Further information would be found at Writer's Wrap, a series of commentary videos with the show writers.

3.01 After the Fall  

  • After the Fall is a free reference to Arthur Miller, author of The Crucible. This idiom often refers to the fall of humanity tempted by the Devil to sin against God. Even Lucifer once fell - literally or figuratively - when he was cast out of Heaven.

3.02 The Heart Is A Devil 

  • Love is a strong feeling that leads to pleasure, but also to evil and temptation. In Salem, this is quite literal.

3.03 The Reckoning 

  • The Reckoning refers to the namesake ritual used to deprive witches of their powers as punishment. The ritual is a showdown in all respects.

3.04 Night's Black Agents

  • The title designates witches hired by the Devil.
  • It is a reference to one of Adam Simon's favourite quotes, taken from Shakespeare's Macbeth: "Good things of day begin to droop and drowse; Whiles night’s black agents to their preys do rouse." (Macbeth, Act III, Scene II)

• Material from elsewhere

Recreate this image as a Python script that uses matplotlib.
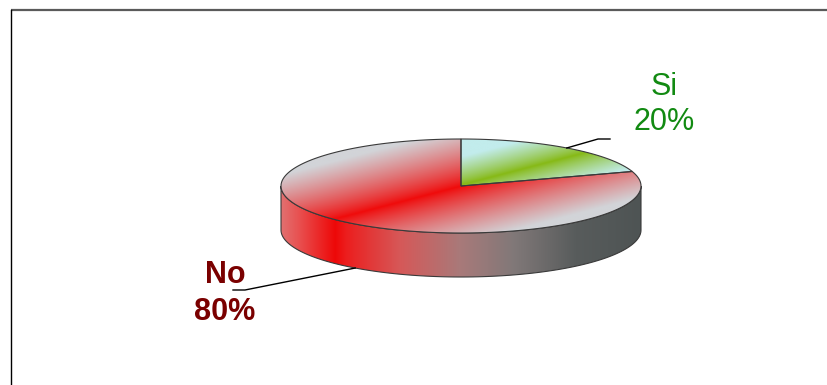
import numpy as np
import matplotlib
matplotlib.use("Agg")
import matplotlib.pyplot as plt
from matplotlib.path import Path
from matplotlib.patches import PathPatch
from matplotlib.colors import to_rgb

# datos
etiquetas = ["Si", "No"]
valores = [20, 80]
colores_centro = ["#86b914", "#f00a0a"]
colores_borde = ["#c2ecec", "#d2d4d8"]
colores_texto = ["#128a12", "#7a0000"]
negrita = [False, True]

W, H = 827, 385
cx, cy, a, b, prof = 461, 186, 180, 47, 44


def punto(ang, dy=0):
    t = np.radians(ang)
    return cx + a * np.cos(t), cy - b * np.sin(t) + dy


fig = plt.figure(figsize=(W / 100, H / 100), dpi=100)
ax = fig.add_axes([0, 0, 1, 1])
ax.set_xlim(0, W)
ax.set_ylim(H, 0)
ax.axis("off")

# marco
ax.plot([11, W], [10, 10], color="#5a5a5a", lw=1.6, solid_capstyle="butt")
ax.plot([11, 11], [10, H], color="black", lw=1.0)

total = sum(valores)
ini = 90.0
cortes = []
for v in valores:
    span = 360.0 * v / total
    cortes.append((ini - span, ini))
    ini -= span

ext = [cx - a - 2, cx + a + 2, cy + prof + b + 2, cy - b - 2]
xs = np.linspace(ext[0], ext[1], 400)
ys = np.linspace(ext[3], ext[2], 200)
X, Y = np.meshgrid(xs, ys)
U, V = (X - cx) / a, (cy - Y) / b  # coordenadas del circulo sin aplastar

# lateral (gradiente horizontal)
lat_pos = [0.0, 0.05, 0.15, 0.18, 0.33, 0.5, 0.65, 0.82, 1.0]
lat_col = [(226, 112, 112), (232, 80, 80), (238, 8, 8), (236, 30, 30),
           (214, 88, 88), (168, 122, 122), (128, 120, 120), (88, 92, 92), (78, 84, 84)]
lat_col = np.array(lat_col) / 255.0
fx = np.clip((xs - (cx - a)) / (2 * a), 0, 1)
fila = np.stack([np.interp(fx, lat_pos, lat_col[:, k]) for k in range(3)], axis=-1)
img_lat = np.repeat(fila[None, :, :], len(ys), axis=0)

for (a0, a1) in cortes:
    segs = []
    for k in range(-1, 2):
        s0, s1 = max(a0 + 360 * k, 180), min(a1 + 360 * k, 360)
        if s1 > s0:
            segs.append((s0, s1))
    for s0, s1 in segs:
        angs = np.linspace(s0, s1, 120)
        arriba = [punto(t) for t in angs]
        abajo = [punto(t, prof) for t in angs[::-1]]
        verts = arriba + abajo + [arriba[0]]
        patch = PathPatch(Path(verts, closed=True), fc="none", ec="#3a3a3a", lw=0.8, zorder=3)
        ax.add_patch(patch)
        im = ax.imshow(img_lat, extent=ext, zorder=2, interpolation="bilinear")
        im.set_clip_path(patch)

# cara superior: gradiente lineal a 45 grados sobre la caja de cada porcion
nx, ny = -np.sqrt(0.5), np.sqrt(0.5)
for (a0, a1), cc, cb in zip(cortes, colores_centro, colores_borde):
    angs = np.linspace(a0, a1, 200)
    verts = [(cx, cy)] + [punto(t) for t in angs] + [(cx, cy)]
    patch = PathPatch(Path(verts, closed=True), fc="none", ec="#3a3a3a", lw=0.8, zorder=5)
    ax.add_patch(patch)
    pu = np.concatenate([[0], np.cos(np.radians(angs))])
    pv = np.concatenate([[0], np.sin(np.radians(angs))])
    u0, u1, v0, v1 = pu.min(), pu.max(), pv.min(), pv.max()
    mu, mv = (u0 + u1) / 2, (v0 + v1) / 2
    medio = (u1 - u0) / 2 * abs(nx) + (v1 - v0) / 2 * abs(ny)
    t = np.abs((U - mu) * nx + (V - mv) * ny) / medio
    s = np.clip(t / 0.62, 0, 1) ** 0.85
    c0, c1 = np.array(to_rgb(cc)), np.array(to_rgb(cb))
    img = c0 * (1 - s[..., None]) + c1 * s[..., None]
    im = ax.imshow(img, extent=ext, zorder=4, interpolation="bilinear")
    im.set_clip_path(patch)

# etiquetas con lineas guia
pos_texto = [(664, 95, 130), (225, 283, 320)]
for (a0, a1), et, v, ct, bold, (tx, y1, y2) in zip(cortes, etiquetas, valores,
                                                   colores_texto, negrita, pos_texto):
    mid = (a0 + a1) / 2
    if np.sin(np.radians(mid)) < 0:
        px, py = punto(mid, prof)
        codo, fin = (tx + 20, y2 - 30), (tx + 8, y2 - 30)
    else:
        px, py = punto(mid)
        codo, fin = (tx - 66, y1 + 44), (tx - 54, y1 + 44)
    ax.plot([px, codo[0], fin[0]], [py, codo[1], fin[1]], color="black", lw=1.0, zorder=6)
    kw = dict(ha="center", va="baseline", color=ct, fontsize=22,
              family="Liberation Sans", fontweight="bold" if bold else "normal")
    ax.text(tx, y1, et, **kw)
    ax.text(tx, y2, f"{round(100 * v / total)}%", **kw)

fig.savefig("out.png", dpi=100)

3.05 The Commonwealth of Hell / The Witch Is Back

  • Commonwealth refers to the greater good. For the evil ones.
  • Witch is Back in reference to the return of the Countess Von Marburg.
    • The last words uttered by Mary at the end of the episode are a clear statement that marks the return of Mary Sibley as she once was.

3.06 Wednesday's Child 

3.07 The Man Who Was Thursday 

  • Thursday refers to the day of the week events taking place.
  • The Dark Lord is defeated by Mary and the Essex Witches, and he's no more.

3.08 Friday's Knights 

  • Friday refers to the day of the week events taking place.
  • Knights can refer to John Alden, Mary Sibley, Cotton Mather, Isaac Walton, and Sebastian Von Marburg who formed a group of opponents to the Sentinel. Or the Sentinel himself, an angelic warrior who has fallen.

3.09 Saturday Mourning 

  • Saturday refers to the day of the week events taking place.
  • The end of the days is getting closer, and the characters can only mourn their fate.

3.10 Black Sunday

  • Sunday refers to the day of the week events taking place.
  • Black Sunday is the satanic Easter, the unholiest day in the Devil's calendar.